Above all else, as Shakespear said, "to thine own self be true." Don't let anyone else define you, don't let fear determine your paths. Live life to its absolute fullest, because you never know which one may be your last. Don't wait on Someday, or it ain't gonna happen. I leave you with these quotes from my email sig file:

"Did you know you can't steer a boat that isn't moving? Just like a life."

-- Paul Lotus, Solo Circumnavigator


"Twenty years from now, you will be more disappointed by the things that you didn't do than by the ones you did do. So throw off the bowlines. Sail away from the safe harbor. Catch the trade winds in your sails. Explore. Dream.
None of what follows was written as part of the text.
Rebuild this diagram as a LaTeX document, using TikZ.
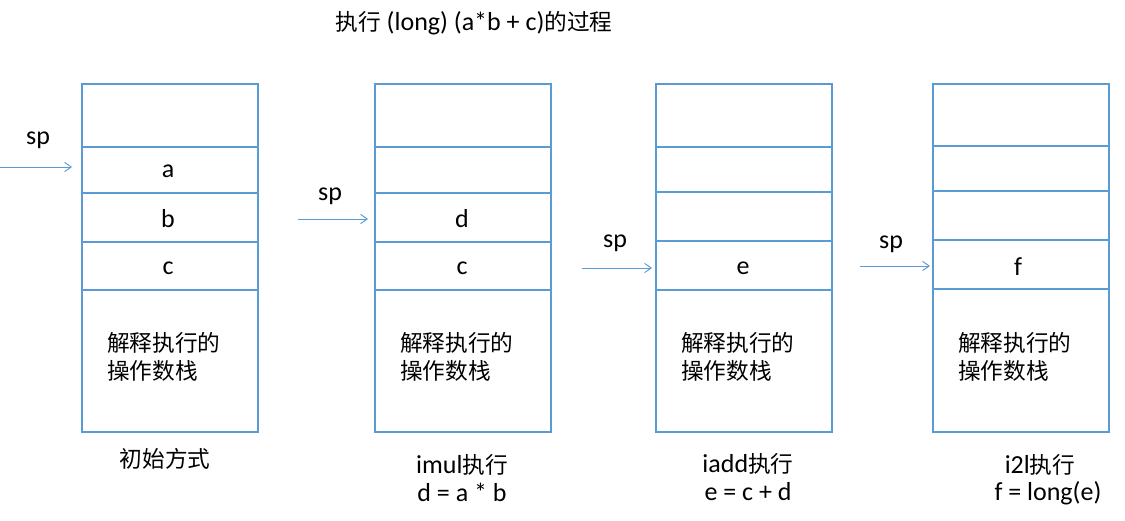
\documentclass[tikz,border=0pt]{standalone}
\usepackage{fontspec}
\setmainfont{Carlito}
\newfontfamily\cjk{Noto Sans CJK SC}
\usetikzlibrary{arrows.meta}
\definecolor{boxblue}{RGB}{91,155,213}
\tikzset{
  px/.style={x=0.75pt,y=-0.75pt},
  cell/.style={draw=boxblue,line width=0.9pt},
  spar/.style={draw=boxblue,line width=0.7pt,-{Straight Barb[length=5pt,width=7pt]}},
  lbl/.style={font=\fontsize{19.5}{21}\selectfont,inner sep=0pt,text=black},
  cjkl/.style={font=\cjk\fontsize{17}{21}\selectfont,inner sep=0pt,text=black},
  two/.style={font=\fontsize{19.5}{20.5}\selectfont,inner sep=0pt,align=center,text=black},
}
\newcommand{\C}[1]{{\cjk\fontsize{17}{21}\selectfont #1}}
\begin{document}
\begin{tikzpicture}[px]
\useasboundingbox (0,0) rectangle (1125,521);
\node[lbl] (title) at (474,23) {\C{执行} (long) (a*b + c)\C{的过程}};

% stack 1
\draw[cell] (82,84) rectangle (258,432);
\foreach \y in {147,193,242,290}{\draw[cell] (82,\y) -- (258,\y);}
\node[lbl] (s1va) at (168,171) {a};
\node[lbl] (s1vb) at (168,219) {b};
\node[lbl] (s1vc) at (168,268) {c};
\node[cjkl,anchor=west,align=left] (s1txt) at (107,357) {解释执行的\\操作数栈};
\node[cjkl] (cap1) at (165,459) {初始方式};
\node[lbl] (sp1) at (38,140) {sp};
\coordinate (sp1s) at (0,167);
\coordinate (sp1e) at (72,167);
\draw[spar] (sp1s) -- (sp1e);

% stack 2
\draw[cell] (375,84) rectangle (551,432);
\foreach \y in {147,193,242,290}{\draw[cell] (375,\y) -- (551,\y);}
\node[lbl] (s2vd) at (462,219) {d};
\node[lbl] (s2vc) at (462,268) {c};
\node[cjkl,anchor=west,align=left] (s2txt) at (400,357) {解释执行的\\操作数栈};
\node[two] (cap2) at (462,478) {imul\C{执行}\\d = a * b};
\node[lbl] (sp2) at (330,196) {sp};
\coordinate (sp2s) at (298,219);
\coordinate (sp2e) at (368,219);
\draw[spar] (sp2s) -- (sp2e);

% stack 3
\draw[cell] (656,84) rectangle (832,432);
\foreach \y in {147,192,241,290}{\draw[cell] (656,\y) -- (832,\y);}
\node[lbl] (s3ve) at (743,268) {e};
\node[cjkl,anchor=west,align=left] (s3txt) at (681,357) {解释执行的\\操作数栈};
\node[two] (cap3) at (748,477) {iadd\C{执行}\\e = c + d};
\node[lbl] (sp3) at (615,243) {sp};
\coordinate (sp3s) at (582,268);
\coordinate (sp3e) at (652,268);
\draw[spar] (sp3s) -- (sp3e);

% stack 4
\draw[cell] (933,84) rectangle (1109,432);
\foreach \y in {146,191,240,289}{\draw[cell] (933,\y) -- (1109,\y);}
\node[lbl] (s4vf) at (1018,267) {f};
\node[cjkl,anchor=west,align=left] (s4txt) at (958,357) {解释执行的\\操作数栈};
\node[lbl] (cap4a) at (1040,465) {i2l\C{执行}};
\node[lbl] (cap4b) at (1048,493) {f = long(e)};
\node[lbl] (sp4) at (891,244) {sp};
\coordinate (sp4s) at (860,266);
\coordinate (sp4e) at (930,266);
\draw[spar] (sp4s) -- (sp4e);
\end{tikzpicture}
\end{document}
Discover"

-- Mark Twain

"A Human Being should be able to change a diaper, plan an invasion, butcher a hog, conn a ship, design a building, write a sonnet, balance accounts, build a wall, set a bone, comfort the dying, take orders, give orders, cooperate, act alone, solve equations, analyze a new problem, pitch manure, program a computer, cook a tasty meal, fight efficiently and die gallantly. Specialization is for insects."

-- Robert Heinlein


Peace, fair winds, and good hawking!